Tuesday, November 3, 2009

NACCM 2009: How to Get The Whole Cookie

This was a split session where we got to hear two different experts share their ideas about how to create loyal customers.

Kevin Mellander, Director of Customer Care for Allegiance focused on making sure you get the “whole cookie.” Creating uber-loyal customers requires four components:

  • Quality Product
  • Service/experience
  • CRM/Rewards
  • Feedback management

Many times, companies will focus on the first three, but to get the whole cookie (in Kevin’s analogy), you have to make sure you institute solid feedback management. The main reason? You can’t be everywhere all the time, so you need ways to gather feedback.

When Kevin talks about creating uber-loyal customers, what he’s referring to is customers who are engaged.

There are three levels of customer: Satisfied, Loyal, and Engaged.

Satisfied customers don’t necessarily come back to you.

Loyal customers might come back, but if they experience a problem they’ll likely defect.

Engaged customers will actually bring problems to you to fix. They’ll forgive your mistakes, and they’ll even wear your logo!

Another way to look at customers is to categorize them as Disengaged, Swing, or Engaged. The big goldmine is the swing group. If you can sway even one or two percent of these customers to move into being engaged, it can add significant dollars to your bottom line.

Engaged customers have some interesting and desirable behaviors:

  • They buy more.
  • They stay longer.
  • They promote your business for you.
  • If you mess up, they’ll tell you.

Why engagement is the best goal:

  • It’s measurable – a business asset!
  • It’s a unique differentiator, built on win-win relationships
  • It’s made possible through comprehensive VOC and EFM efforts – (Voice of the Customer and Enterprise Feedback Management)
The world of feedback is complex – there are so many ways to give/get feedback from face to face, to facebook. And much of it is immediate.
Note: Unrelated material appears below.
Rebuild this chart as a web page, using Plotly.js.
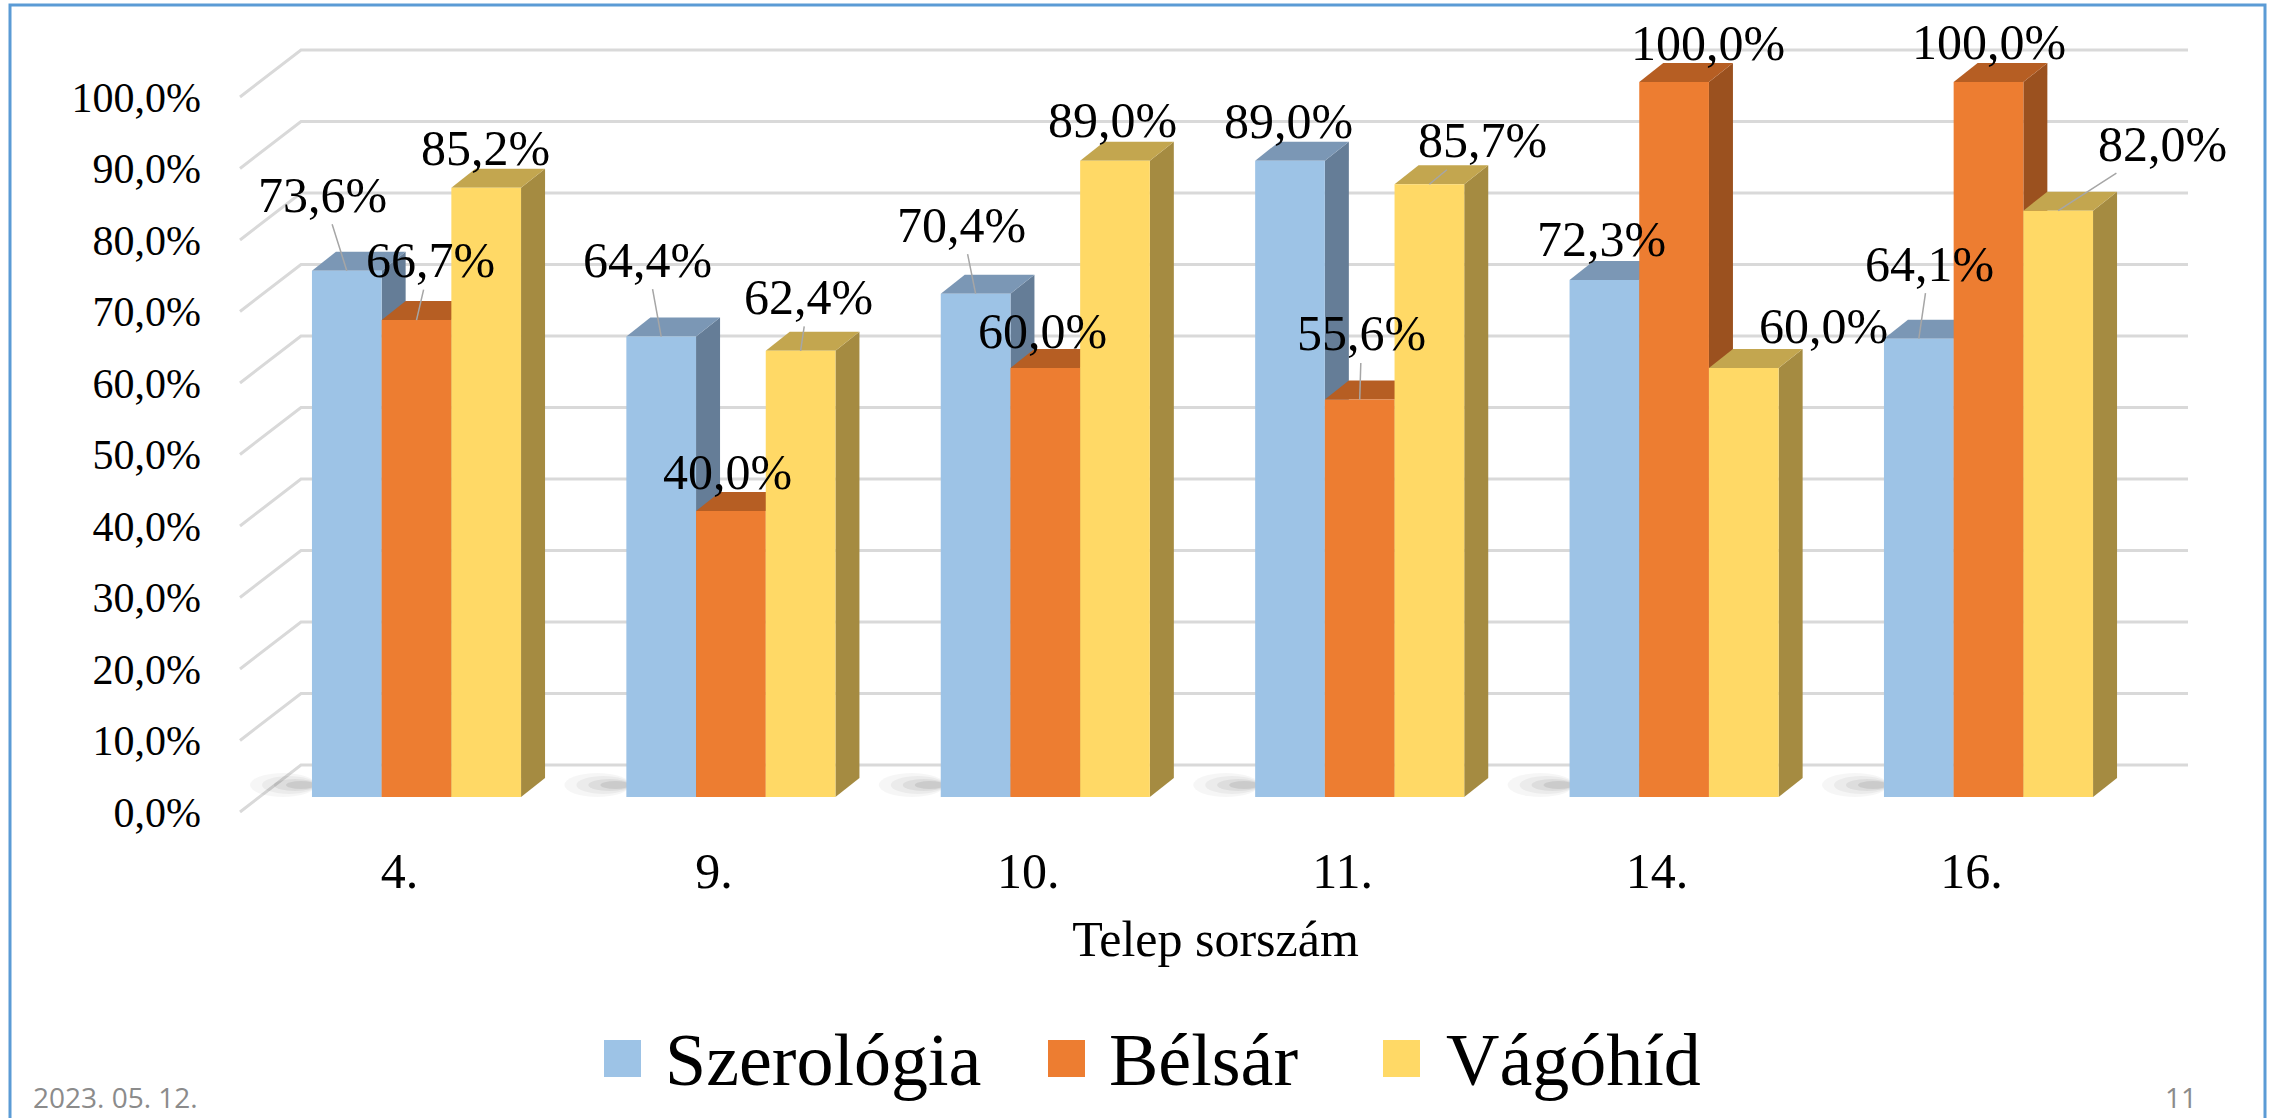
<!DOCTYPE html>
<html>
<head>
<meta charset="utf-8">
<script src="https://cdn.plot.ly/plotly-3.0.1.min.js"></script>
<style>html,body{margin:0;padding:0;background:#fff}#chart{width:2277px;height:1118px}</style>
</head>
<body>
<div id="chart"></div>
<script>
// ---------------- DATA ----------------
const categories = ['4.', '9.', '10.', '11.', '14.', '16.'];
const seriesNames = ['Szerológia', 'Bélsár', 'Vágóhíd'];
const szerologia = [0.736, 0.644, 0.704, 0.890, 0.723, 0.641];
const belsar     = [0.667, 0.400, 0.600, 0.556, 1.000, 1.000];
const vagohid    = [0.852, 0.624, 0.890, 0.857, 0.600, 0.820];
const yTickValues = [0, 0.1, 0.2, 0.3, 0.4, 0.5, 0.6, 0.7, 0.8, 0.9, 1.0];
const xAxisTitle = 'Telep sorszám';
const footerDate = '2023. 05. 12.';
const pageNumber = '11';

// ---------------- STYLE / LAYOUT CONSTANTS ----------------
const W = 2277, H = 1118;
const L = 236, R = 2195, T = 25, B = 815;          // plot area in px
const X0PX = 416.5, STEP = 314.4;                   // category 0 centre, category spacing (px)
const Y0PX = 797, SPAN = 715;                       // y=0 pixel, px per 100%
const px2x = p => (p - X0PX) / STEP;
const dX = p => p / STEP;
const dY = p => p / SPAN;
const paperX = p => (p - L) / (R - L);
const paperY = p => (B - p) / (B - T);

const frontColors = ['#9DC3E6', '#ED7D31', '#FFD966'];
const topColors   = ['#7B97B5', '#B65E23', '#C3A64F'];
const sideColors  = ['#657D97', '#9B511F', '#A58B41'];
const BARGAP = 0.335;
const barW = (1 - BARGAP) / 3;
const DEPTH_X = 24, DEPTH_Y = 19;                   // bar depth (px)
const fontFamily = '"Liberation Serif", "Times New Roman", serif';
const footerFont = '"Open Sans", "Noto Sans", sans-serif';

// label offsets [dx, dy, leader] in px relative to the bar's top-front centre
const labelOffsets = [
  [[-24, -76, 1], [-14, -77, 1], [-14, -69, 1], [-2, -40, 0], [-3, -41, 0], [11, -75, 1]],
  [[14, -60, 1], [-3, -39, 0], [-3, -37, 0], [2, -66, 1], [34, -39, 0], [0, -40, 0]],
  [[-1, -40, 0], [8, -54, 1], [-2, -41, 0], [53, -44, 1], [80, -42, 0], [104, -67, 1]]
];

const seriesValues = [szerologia, belsar, vagohid];
const xIdx = categories.map((c, i) => i);

// ---------------- TRACES (front faces) ----------------
const traces = seriesValues.map((vals, k) => ({
  type: 'bar',
  name: seriesNames[k],
  x: xIdx,
  y: vals,
  marker: {color: frontColors[k], line: {width: 0}},
  hoverinfo: 'skip',
  showlegend: false
}));

// ---------------- SHAPES ----------------
const shapes = [];
// back wall gridlines with side-wall diagonals
yTickValues.forEach(v => {
  const yf = v - dY(15), yb = v + dY(32);
  shapes.push({
    type: 'path', xref: 'x', yref: 'y', layer: 'below',
    path: `M${px2x(240)},${yf} L${px2x(301)},${yb} L${px2x(2188)},${yb}`,
    line: {color: '#D9D9D9', width: 3}
  });
});
// soft floor shadows + 3D faces
const shadowRings = [[62, 4, 0, 24, 0.035], [50, 4, 3, 21, 0.045], [38, 4, 6, 18, 0.06], [26, 4, 8, 16, 0.08]];
categories.forEach((c, i) => {
  const blueLeft = i - 1.5 * barW;
  shadowRings.forEach(([l, r, b, t, a]) => {
    shapes.push({type: 'circle', xref: 'x', yref: 'y', layer: 'below',
      x0: blueLeft - dX(l), x1: blueLeft + dX(r), y0: dY(b), y1: dY(t),
      fillcolor: `rgba(0,0,0,${a})`, line: {width: 0}});
  });
  seriesValues.forEach((vals, k) => {
    const v = vals[i];
    const cx = i + (k - 1) * barW;
    const xl = cx - barW / 2, xr = cx + barW / 2;
    const ddx = dX(DEPTH_X), ddy = dY(DEPTH_Y);
    shapes.push({type: 'path', xref: 'x', yref: 'y', layer: 'below',
      path: `M${xr},0 L${xr},${v} L${xr + ddx},${v + ddy} L${xr + ddx},${ddy} Z`,
      fillcolor: sideColors[k], line: {width: 0}});
    shapes.push({type: 'path', xref: 'x', yref: 'y', layer: 'below',
      path: `M${xl},${v} L${xr},${v} L${xr + ddx},${v + ddy} L${xl + ddx},${v + ddy} Z`,
      fillcolor: topColors[k], line: {width: 0}});
  });
});
// slide frame
shapes.push({type: 'rect', xref: 'paper', yref: 'paper',
  x0: paperX(10), x1: paperX(2265), y0: paperY(1130), y1: paperY(5),
  line: {color: '#5B9BD5', width: 3}, fillcolor: 'rgba(0,0,0,0)'});

// ---------------- ANNOTATIONS ----------------
const annotations = [];
const fmt = v => (v * 100).toFixed(1).replace('.', ',') + '%';
seriesValues.forEach((vals, k) => {
  vals.forEach((v, i) => {
    const [dx, dy, leader] = labelOffsets[k][i];
    const base = {xref: 'x', yref: 'y', x: i + (k - 1) * barW, y: v, text: fmt(v),
      font: {family: fontFamily, size: 50, color: '#000'}};
    if (leader) {
      annotations.push(Object.assign(base, {showarrow: true, ax: dx, ay: dy, arrowhead: 0,
        arrowwidth: 1.5, arrowcolor: '#A6A6A6', standoff: 0, startstandoff: 0}));
    } else {
      annotations.push(Object.assign(base, {showarrow: false, xanchor: 'center', yanchor: 'middle',
        xshift: dx, yshift: -dy}));
    }
  });
});
// custom legend
const legendSquareX = [604, 1048, 1383];
const legendTextX = [663, 1107, 1444];
seriesNames.forEach((n, k) => {
  shapes.push({type: 'rect', xref: 'paper', yref: 'paper',
    x0: paperX(legendSquareX[k]), x1: paperX(legendSquareX[k] + 37),
    y0: paperY(1077), y1: paperY(1040), fillcolor: frontColors[k], line: {width: 0}});
  annotations.push({xref: 'paper', yref: 'paper', x: paperX(legendTextX[k]), y: paperY(1060),
    xanchor: 'left', yanchor: 'middle', showarrow: false, text: n,
    font: {family: fontFamily, size: 74, color: '#000'}});
});
// footer
annotations.push({xref: 'paper', yref: 'paper', x: paperX(31), y: paperY(1097), xanchor: 'left', yanchor: 'middle',
  showarrow: false, text: footerDate, font: {family: footerFont, size: 28, color: '#8B8B8B'}});
annotations.push({xref: 'paper', yref: 'paper', x: paperX(2199), y: paperY(1097), xanchor: 'right', yanchor: 'middle',
  showarrow: false, text: pageNumber, font: {family: footerFont, size: 28, color: '#8B8B8B'}});

// ---------------- LAYOUT ----------------
const layout = {
  width: W, height: H,
  margin: {l: L, r: W - R, t: T, b: H - B, pad: 0},
  paper_bgcolor: '#FFFFFF', plot_bgcolor: '#FFFFFF',
  separators: ', ',
  barmode: 'group', bargap: BARGAP, bargroupgap: 0,
  showlegend: false,
  font: {family: fontFamily, color: '#000'},
  xaxis: {
    range: [px2x(L), px2x(R)], tickmode: 'array', tickvals: xIdx, ticktext: categories,
    showgrid: false, zeroline: false, showline: false, ticks: '',
    tickfont: {family: fontFamily, size: 50, color: '#000'},
    ticklabelshift: -17, ticklabelstandoff: 22,
    title: {text: xAxisTitle, font: {family: fontFamily, size: 50, color: '#000'}, standoff: 22},
    fixedrange: true
  },
  yaxis: {
    range: [(Y0PX - B) / SPAN, (Y0PX - T) / SPAN], tickmode: 'array', tickvals: yTickValues,
    tickformat: '.1%', showgrid: false, zeroline: false, showline: false, ticks: '',
    tickfont: {family: fontFamily, size: 42, color: '#000'},
    ticklabelshift: 15, ticklabelstandoff: 34, fixedrange: true
  },
  shapes: shapes,
  annotations: annotations
};

Plotly.newPlot('chart', traces, layout, {staticPlot: true, displayModeBar: false});
</script>
</body>
</html>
We should always look at feedback as a GIFT. It’s a chance to do something.

If you don’t believe that engaged customers are worth pursuing, consider this quote from a Harvard Business Review study that states “Highly engaged customers deliver a 23% increase in share of wallet.”

The second half of this session was conducted by Bob Caruso, Managing Director, Endeavor Management.

Bob began by asking the audience if they knew which company has been able to sell 20,000 tickets to their corporate event for $125 each in only 75 seconds (it would have been 30, but there was a technical glitch). It’s Blizzard Entertainment – Creators of World of Warcraft.

How has Blizzard Entertainment been able to create such a fanatical following for their video games? They create loyalty through ongoing dialog with their customers. They may be the only video game company that employs “game masters” who you can access while you’re playing the game to ask questions!

Bob challenged us to Develop Deep Advocacy through the following:

Customer experience

  • How do you think through the whole experience, even from the pre-sale moment?
  • How can you serve them at each step of the customer cycle?

Brand Perception

  • Are your customers proud to do business with you? (I.e., Ritz Carlton)

Psychological Preferences

  • Determining the customers who WILL be loyal. Some will not, no matter what.


  • Give people an opportunity to be loyal.
Bob also had some thoughts about how 2009 brought new challenges, including the absolute critical need to rebuild trust in our customers. Over 90% of people in a recent survey stated that trust and honest communication are important to them when doing business with a company. The key to building, and rebuilding, trust is communication.

One of the most interesting concepts in this session was the idea that your behavior gives your customers a perception of your company. They respond with a behavior that leads to a business result. So you have to evaluate your actions and behaviors constantly by asking yourself:

  • What is the estimated gain of doing it right?
  • What is the estimated cost of doing it wrong?